Western sanctions on Russia are not holding well for the global economy. Sanctions on the giant and strategic Russian commodities market have paralyzed the supply chain routes and have pushed inflation over the edge. Trade of Russian commodities like crude oil and grain is carried out by employing the services of commodity houses located in strategic and developed places with proper infrastructure. The carried out trades are then backed by interested financial institutions and are insured by agencies having the financial muscle to incur possible losses.
The central European country of Switzerland acted as a major market for Russian commodities, however, Switzerland is losing a big chunk of its Russian trade amid western sanctions. But can Switzerland afford to let go of the Russian market?
Switzerland Losing Importance?
“A trade between Russia and China for energy may normally have been done by a commodity house in Switzerland, with financial support from a banker in London – who wants to do that now?” said Wouter Jacobs, director of the Erasmus Commodity & Trade Center at Erasmus University in Rotterdam.
Switzerland, a mountainous region, has very limited natural resources and is heavily dependent on its service sector. Switzerland seems nervous amid the country’s severed ties with the global superpower Moscow. Bern, in an attempt to discourage a direct face off with Russia, has disallowed for the country’s weapons to be taken to the conflict zone.
Switzerland, under mounting pressure from the EU, its largest trading partner has followed suit and has declared intention to ban financing and insurance on transportation of Russian oil by the end of the year.
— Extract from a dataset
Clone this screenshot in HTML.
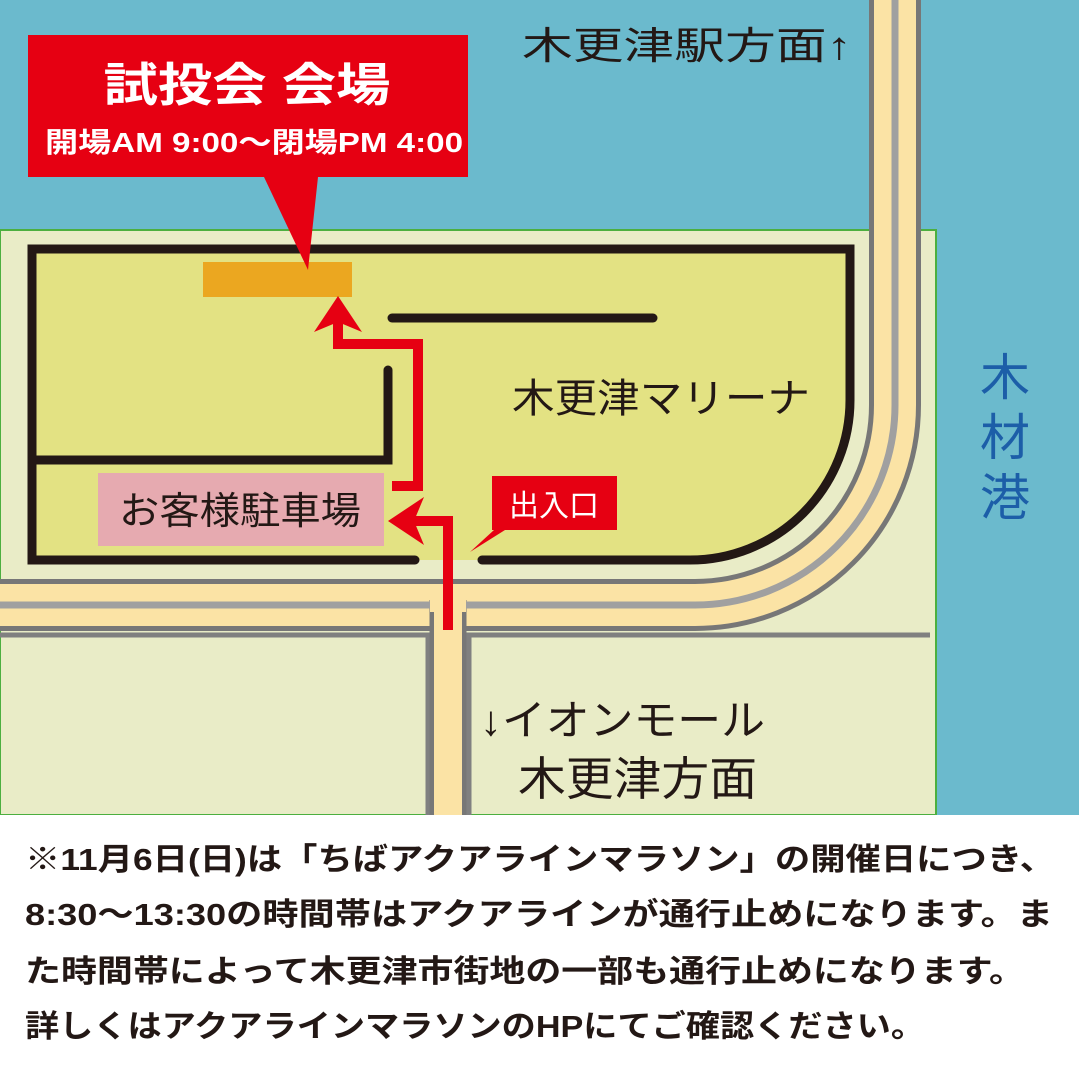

On the other hand, the mountain country having a highly developed economy understands the importance of strong ties with Moscow.
In an attempt to woo Moscow and strengthen its ties in the shadows, Switzerland imported 3.1 tonnes of gold worth around $200 million from Russia in May, accounting for around 2-3% of its total gold imports, the customs data show.
The Rise Of Dubai
Russia’s three largest oil producers are in the process of evaluating Dubai for trading operations, and several other firms have already relocated there. Sources claim executives from Rosneft PJSC and Gazprom Neft PJSC, two of Russia’s biggest oil producers, exploring the possibility of shifting their businesses to Dubai.
Agricultural exports are free from sanctions, although the taboo created among the Swiss traders against trading with the Russians have pushed Moscow’s agricultural companies like Geneva stalwart — Solaris Commodities to open offices in Dubai.
UAE has been taking interest in Russian businesses for years. The Dubai Multi Commodities Center hosted an event with the Moscow Chamber of Commerce last year, aimed at attracting Russian businesses to set up companies there. Dubai’s interest in dealings with Russian businesses and the city’s highly developed infrastructure along with lucrative tax concessions has made it a big hit among organizations.
“Dubai has emerged as a real global commodities hub,” said Najla Al Qassimi, the Dubai-based director of global affairs at B’huth think tank, who was previously based in Geneva. “There’s the right infrastructure, transportation, and services to support these companies.”